L’Opéra n’avait pas donné Benvenuto Cellini depuis 1993... ce retour à l’affiche était donc un événement. Il est vrai que l’œuvre, qui respecte et fait éclater les cadres du grand opéra, reste difficile et a toujours eu du mal à s’imposer – on met plus volontiers Les Troyens à l’affiche. Créée en 1838, elle fit « une chute éclatante », comme le confessa Berlioz lui-même. Liszt la reprit à Weimar en 1852... en l’abrégeant. Après, un siècle s’écoula, jusqu’à ce que John Pritchard, en 1966, lui redonne son vrai visage à Covent Garden.

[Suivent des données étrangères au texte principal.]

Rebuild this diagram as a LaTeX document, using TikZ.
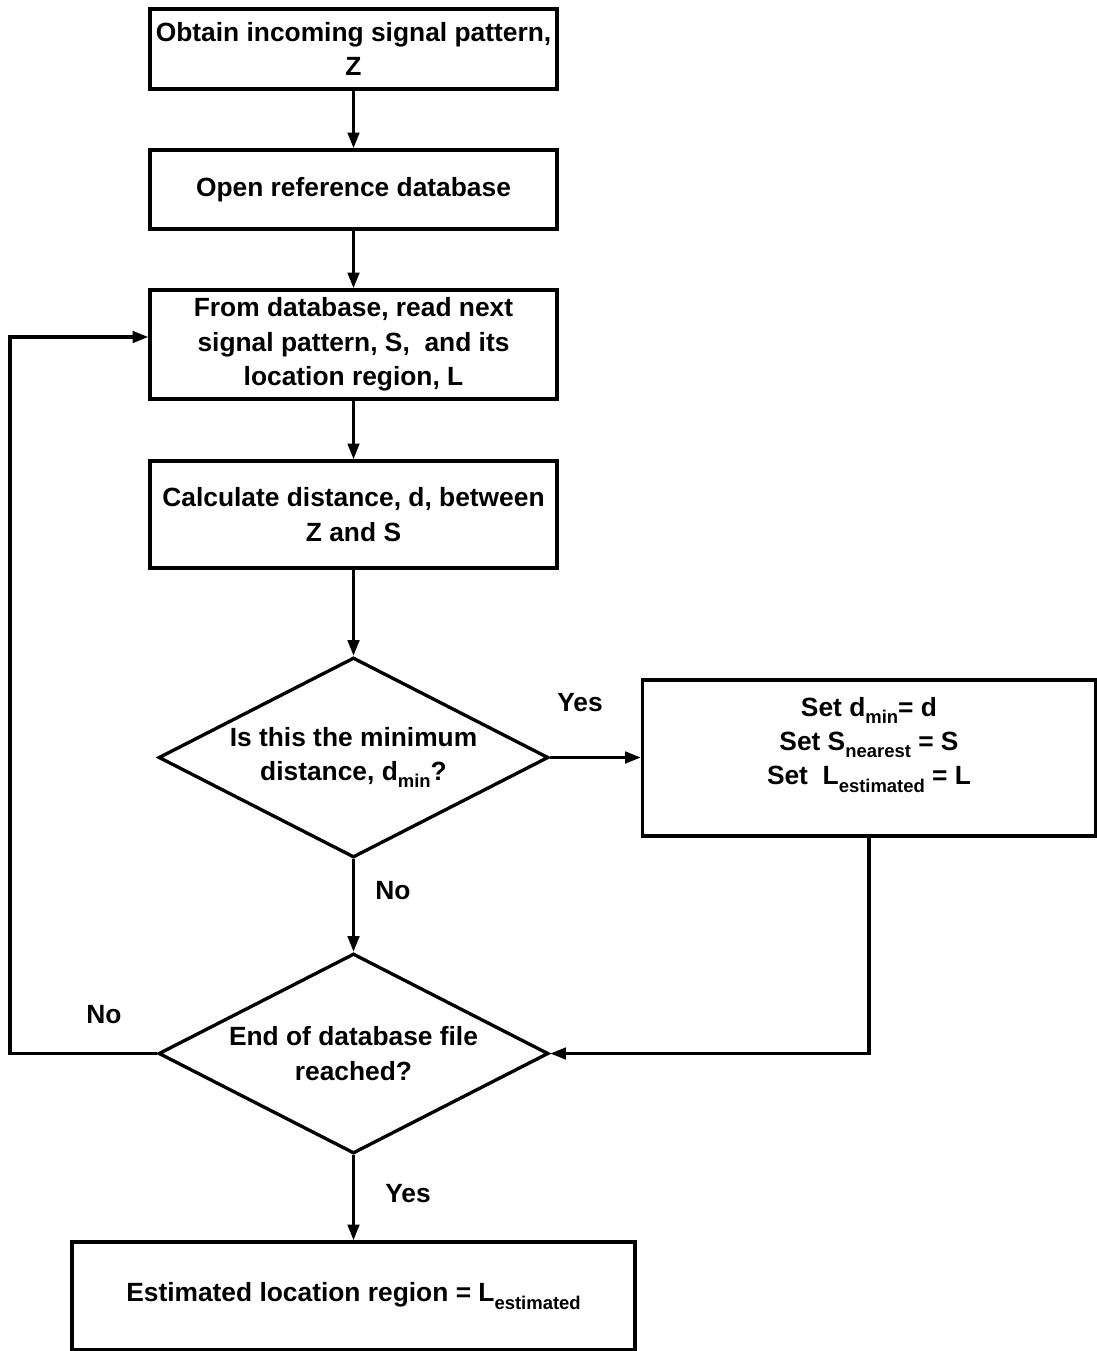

On s’attendait à une production maison, mais l’Opéra a préféré importer celle de Terry Gilliam, déjà vue à Amsterdam, Rome et Londres (English National Opera). Ce n’est donc un « nouveau spectacle » que pour le public parisien. Paradoxalement, faire appel à l’un des membres des Monty Python n’avait rien d’incongru. L’opéra de Berlioz n’est-il pas un joyeux foutoir, un exubérant carnaval ? C’est bien cela que nous offre le metteur en scène : une jubilatoire farce nocturne, truculente et bigarrée, avec marionnettes géantes, pluie de confettis inondant la salle, pleine de détournements cocasses ou insolents. Le décor reproduit, par exemple, les prisons de Piranèse, alors que l’entrée d’un pape ressemblant à Turandot fait penser à Pierre et Gilles. C’est flamboyant, baroque, mais assez littéral malgré les clins d’œil. Encore que... Le grand spectacle circassien confond en effet l’agitation et le mouvement, devient vite répétitif et tourne sur lui-même, manque de rythme au fond. Il sacrifie surtout ce que Berlioz, en bon romantique, a mis au cœur de son opéra : les tourments de la création. La direction d’acteurs s’attache d’ailleurs peu aux personnages, d’abord occupée à mettre et maintenir en branle l’énorme mécanique carnavalesque. Ainsi, Benvenuto, perdu dans cette démesure, n’a plus rien de cette figure de l’artiste conquérant – lui qui est l’exacte antithèse du suicidaire Hernani. On en a plein la vue, mais c’est du tape-à-l’œil... voire du trompe-l’œil. Le coup, en tout cas, est réussi : le public réserve à Gilliam un accueil triomphal.


Notre ennui – osons le mot – eût-il été le même si l’orchestre avait été autrement dirigé ? Sans doute la fosse, à mille lieues de l’esprit de la production, a-t-elle contaminé notre perception de la scène. Philippe Jordan, qui dirige un mélange des différentes versions de l’œuvre, n’est que raideur et sécheresse, manque d’humour et de fantaisie, privilégiant maniaquement le détail au détriment de la conduite du drame : cette lecture décousue fige même le carnaval. Comme s’il craignait d’être débordé, bridant un orchestre dont il n’a pourtant rien à craindre. Tension de la première, peut-être...


Côté distribution, l’Opéra a encore réussi l’exploit de refuser à des chanteurs français des rôles pour lesquels on les eût trouvés sans difficulté. Ignore-t-il par exemple que le meilleur Fieramosca actuel s’appelle Laurent Naouri ? Il nous inflige un Audun Iversen totalement incongru, comme le Balducci de Maurizio Muraro, qu’on entend d’ailleurs à peine, le style français n’étant pas plus familier au Pape de Marco Spotti. Assez contrainte au premier acte, Pretty Yende est charmante, rien de plus, et fait des efforts en matière d’articulation. Mais elle reste ici très loin du magnifique Ascanio de Michèle Losier, stylistiquement parfaite et scéniquement très présente. Un page digne de son maître, le superbe John Osborn, au phrasé si raffiné, qui s’est approprié depuis longtemps les canons du chant français, avec une émission assez souple pour assumer toute la tessiture du rôle et émettre des aigus en messa di voce, à la fois amant transi et artiste en proie au doute – on ne déplore qu’un timbre un peu nasal. Pas de Benvenuto sans chœur, dont la partie est redoutable : il est remarquable.